I’ve kind of stolen the layout of the editor on the common mark try page, I hope that this is no problem, I kind of like it :smile:

But isn’t it hard to let Markdown support exactly the delimeter that MathJax expects? And if we do that, other languages would need other delimieters, which also would need supporting?

Also, you can use anything inside CDATA, including the delimeters you need, right? E.g., doesn’t including ` work? Of course it isn’t very pretty, that’s true, and perhaps MathJax or whatever gets confused by the CDATA tags that stick around in the resulting HTML?

What’s being suggested is not related to MathJax specifically, as has been stressed all along.
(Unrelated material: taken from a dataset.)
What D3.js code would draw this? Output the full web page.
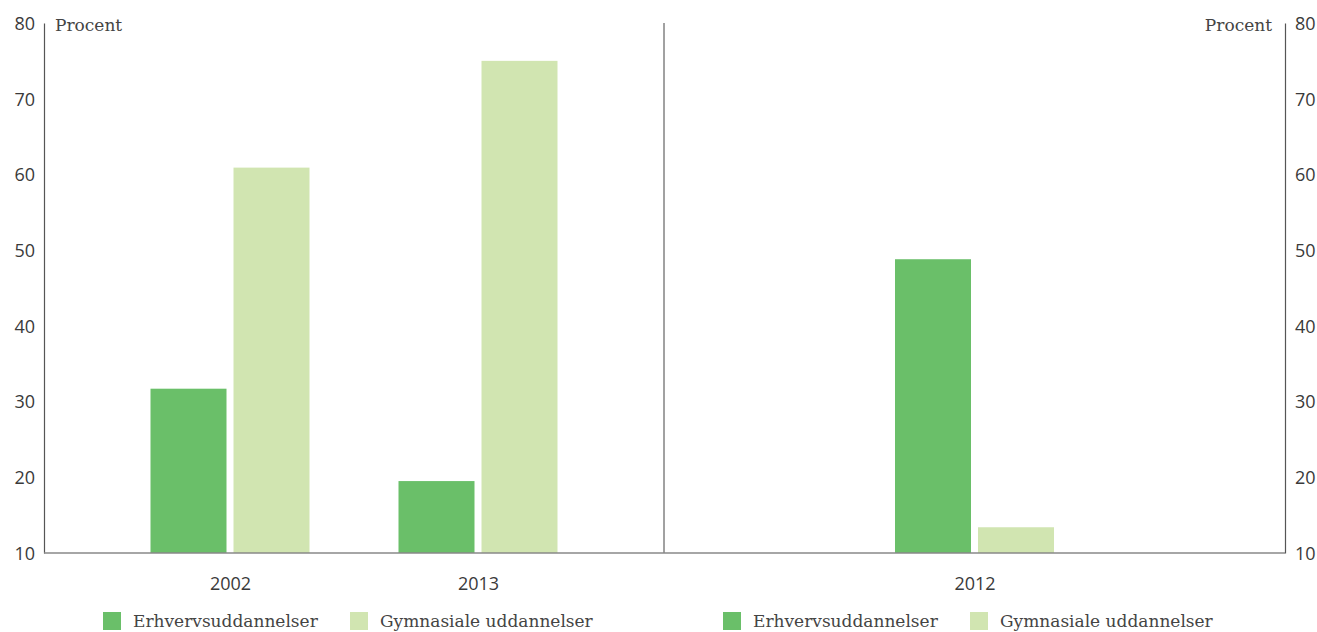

Yes, that was exactly my point. Use a CDATA tag to suppress markdown parsing and inside use whatever magic sequence to trigger whatever further parsing you want?

I think I misinterpreted this part. I thought you meant that MathJax doesn’t use CDATA as a delimiter, so Markdown should use the same delimiter as MathJax. Reading it again, I think you mean that MathJax doesn’t recognize its normal delimeter ($...$ I think?) when it is wrapped inside CDATA, meaning that CDATA doesn’t actually help here (even when the “right” delimiters are included inside the CDATA tags). Did I get that right (this time)?

You got that CDATA can’t work, yes.

If you get this, you understand the proposal.

Yup, I see it now. Basically what you’re saying is needed is a “no markdown” syntax that does not leave any trace of itself in the output (unlike the current HTML no markdown syntax). Makes sense to me.

Yes, I’m not even sure whether there’s any HTML syntax that’s able to cover no-markdown, even when outputing some surrounding HTML (except for CDATA). I feel that not involving HTML for this as a good thing because then, it could ease the production of other kinds of output beyond HTML. For example, one could have mainly CommonMark content, with some short pieces of LaTeX (through no-markdown), for a source file meant to produce LaTeX output, not HTML.